╭─ Material

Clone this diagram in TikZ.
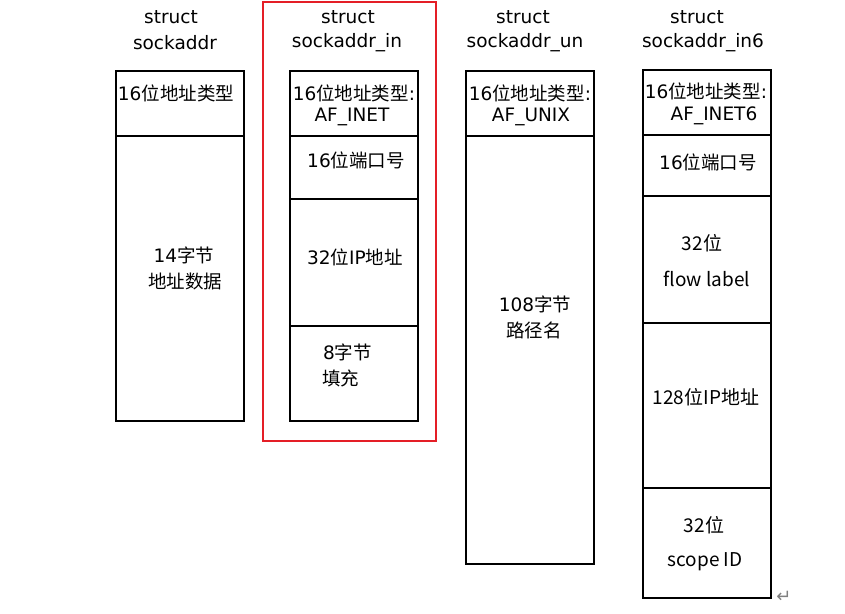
\documentclass[tikz,border=0pt]{standalone}
\usepackage{fontspec}
\setmainfont{DejaVu Sans}
\newfontfamily\cjk{Noto Sans CJK SC}
\definecolor{redframe}{RGB}{228,30,38}
\begin{document}
\begin{tikzpicture}[x=1pt,y=-1pt,
  cell/.style={draw, line width=2.7pt, rectangle, inner sep=0pt, minimum width=128pt},
  ttl/.style={font=\fontsize{18.5}{22}\selectfont, inner sep=0pt},
  lbl/.style={font=\fontsize{18.5}{22}\selectfont, inner sep=0pt},
  yh/.style={font=\cjk\fontsize{19}{22}\selectfont, inner sep=0pt}]
\useasboundingbox (0,0) rectangle (845,613);
% selection frame
\node[draw=redframe, line width=2pt, minimum width=173pt, minimum height=439pt, inner sep=0pt] (sel) at (349.5,221.5) {};
% titles
\node[ttl] (t1a) at (171,17) {struct};
\node[ttl] (t1b) at (175,43) {sockaddr};
\node[ttl] (t2a) at (348,17) {struct};
\node[ttl] (t2b) at (347,43) {sockaddr\_in};
\node[ttl] (t3a) at (523,17) {struct};
\node[ttl] (t3b) at (525,43) {sockaddr\_un};
\node[ttl] (t4a) at (697,17) {struct};
\node[ttl] (t4b) at (703,43) {sockaddr\_in6};
% column 1
\node[cell, minimum height=65pt] (a1) at (180,103.5) {};
\node[cell, minimum height=285pt] (a2) at (180,278.5) {};
% column 2
\node[cell, minimum height=65pt] (b1) at (354,103.5) {};
\node[cell, minimum height=63pt] (b2) at (354,167.5) {};
\node[cell, minimum height=127pt] (b3) at (354,262.5) {};
\node[cell, minimum height=95pt] (b4) at (354,373.5) {};
% column 3
\node[cell, minimum height=65pt] (c1) at (530,103.5) {};
\node[cell, minimum height=428pt] (c2) at (530,350) {};
% column 4
\node[cell, minimum height=65pt] (d1) at (707,102.5) {};
\node[cell, minimum height=61pt] (d2) at (707,165.5) {};
\node[cell, minimum height=127pt] (d3) at (707,259.5) {};
\node[cell, minimum height=165pt] (d4) at (707,405.5) {};
\node[cell, minimum height=110pt] (d5) at (707,543) {};
% texts column 1
\node[lbl] (la1) at (176,93) {16{\cjk 位地址类型}};
\node[lbl] (la2) at (184,255) {14{\cjk 字节}};
\node[lbl] (la3) at (185,281) {\cjk 地址数据};
% texts column 2
\node[lbl] (lb1) at (354,93) {16{\cjk 位地址类型}:};
\node[lbl] (lb2) at (352,117) {AF\_INET};
\node[lbl] (lb3) at (356,160) {16{\cjk 位端口号}};
\node[lbl] (lb4) at (355,257) {32{\cjk 位}IP{\cjk 地址}};
\node[lbl, anchor=west] (lb5) at (323,352) {8{\cjk 字节}};
\node[lbl, anchor=west] (lb6) at (322,378) {\cjk 填充};
% texts column 3
\node[lbl] (lc1) at (530,93) {16{\cjk 位地址类型}:};
\node[lbl] (lc2) at (531,117) {AF\_UNIX};
\node[lbl] (lc3) at (535,304) {108{\cjk 字节}};
\node[lbl] (lc4) at (534,330) {\cjk 路径名};
% texts column 4
\node[lbl] (ld1) at (706,91) {16{\cjk 位地址类型}:};
\node[lbl] (ld2) at (714,116) {AF\_INET6};
\node[lbl] (ld3) at (708,162) {16{\cjk 位端口号}};
\node[yh] (ld4) at (702,243) {32位};
\node[yh] (ld5) at (707,279) {flow label};
\node[yh] (ld6) at (706,397) {128位IP地址};
\node[yh] (ld7) at (704,525) {32位};
\node[yh] (ld8) at (705,562) {scope ID};
% return mark
\node[font=\fontsize{18}{18}\selectfont, text=gray, inner sep=0pt] (ret) at (784,597) {↵};
\end{tikzpicture}
\end{document}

╰─

> Problem statement: Copy out all the data exactly; skip the pictures.

> Final result:
Clone this diagram in TikZ.
\documentclass[tikz,border=0pt]{standalone}
\usepackage{fontspec}
\setmainfont{DejaVu Sans}
\newfontfamily\cjk{Noto Sans CJK SC}
\definecolor{redframe}{RGB}{228,30,38}
\begin{document}
\begin{tikzpicture}[x=1pt,y=-1pt,
  cell/.style={draw, line width=2.7pt, rectangle, inner sep=0pt, minimum width=128pt},
  ttl/.style={font=\fontsize{18.5}{22}\selectfont, inner sep=0pt},
  lbl/.style={font=\fontsize{18.5}{22}\selectfont, inner sep=0pt},
  yh/.style={font=\cjk\fontsize{19}{22}\selectfont, inner sep=0pt}]
\useasboundingbox (0,0) rectangle (845,613);
% selection frame
\node[draw=redframe, line width=2pt, minimum width=173pt, minimum height=439pt, inner sep=0pt] (sel) at (349.5,221.5) {};
% titles
\node[ttl] (t1a) at (171,17) {struct};
\node[ttl] (t1b) at (175,43) {sockaddr};
\node[ttl] (t2a) at (348,17) {struct};
\node[ttl] (t2b) at (347,43) {sockaddr\_in};
\node[ttl] (t3a) at (523,17) {struct};
\node[ttl] (t3b) at (525,43) {sockaddr\_un};
\node[ttl] (t4a) at (697,17) {struct};
\node[ttl] (t4b) at (703,43) {sockaddr\_in6};
% column 1
\node[cell, minimum height=65pt] (a1) at (180,103.5) {};
\node[cell, minimum height=285pt] (a2) at (180,278.5) {};
% column 2
\node[cell, minimum height=65pt] (b1) at (354,103.5) {};
\node[cell, minimum height=63pt] (b2) at (354,167.5) {};
\node[cell, minimum height=127pt] (b3) at (354,262.5) {};
\node[cell, minimum height=95pt] (b4) at (354,373.5) {};
% column 3
\node[cell, minimum height=65pt] (c1) at (530,103.5) {};
\node[cell, minimum height=428pt] (c2) at (530,350) {};
% column 4
\node[cell, minimum height=65pt] (d1) at (707,102.5) {};
\node[cell, minimum height=61pt] (d2) at (707,165.5) {};
\node[cell, minimum height=127pt] (d3) at (707,259.5) {};
\node[cell, minimum height=165pt] (d4) at (707,405.5) {};
\node[cell, minimum height=110pt] (d5) at (707,543) {};
% texts column 1
\node[lbl] (la1) at (176,93) {16{\cjk 位地址类型}};
\node[lbl] (la2) at (184,255) {14{\cjk 字节}};
\node[lbl] (la3) at (185,281) {\cjk 地址数据};
% texts column 2
\node[lbl] (lb1) at (354,93) {16{\cjk 位地址类型}:};
\node[lbl] (lb2) at (352,117) {AF\_INET};
\node[lbl] (lb3) at (356,160) {16{\cjk 位端口号}};
\node[lbl] (lb4) at (355,257) {32{\cjk 位}IP{\cjk 地址}};
\node[lbl, anchor=west] (lb5) at (323,352) {8{\cjk 字节}};
\node[lbl, anchor=west] (lb6) at (322,378) {\cjk 填充};
% texts column 3
\node[lbl] (lc1) at (530,93) {16{\cjk 位地址类型}:};
\node[lbl] (lc2) at (531,117) {AF\_UNIX};
\node[lbl] (lc3) at (535,304) {108{\cjk 字节}};
\node[lbl] (lc4) at (534,330) {\cjk 路径名};
% texts column 4
\node[lbl] (ld1) at (706,91) {16{\cjk 位地址类型}:};
\node[lbl] (ld2) at (714,116) {AF\_INET6};
\node[lbl] (ld3) at (708,162) {16{\cjk 位端口号}};
\node[yh] (ld4) at (702,243) {32位};
\node[yh] (ld5) at (707,279) {flow label};
\node[yh] (ld6) at (706,397) {128位IP地址};
\node[yh] (ld7) at (704,525) {32位};
\node[yh] (ld8) at (705,562) {scope ID};
% return mark
\node[font=\fontsize{18}{18}\selectfont, text=gray, inner sep=0pt] (ret) at (784,597) {↵};
\end{tikzpicture}
\end{document}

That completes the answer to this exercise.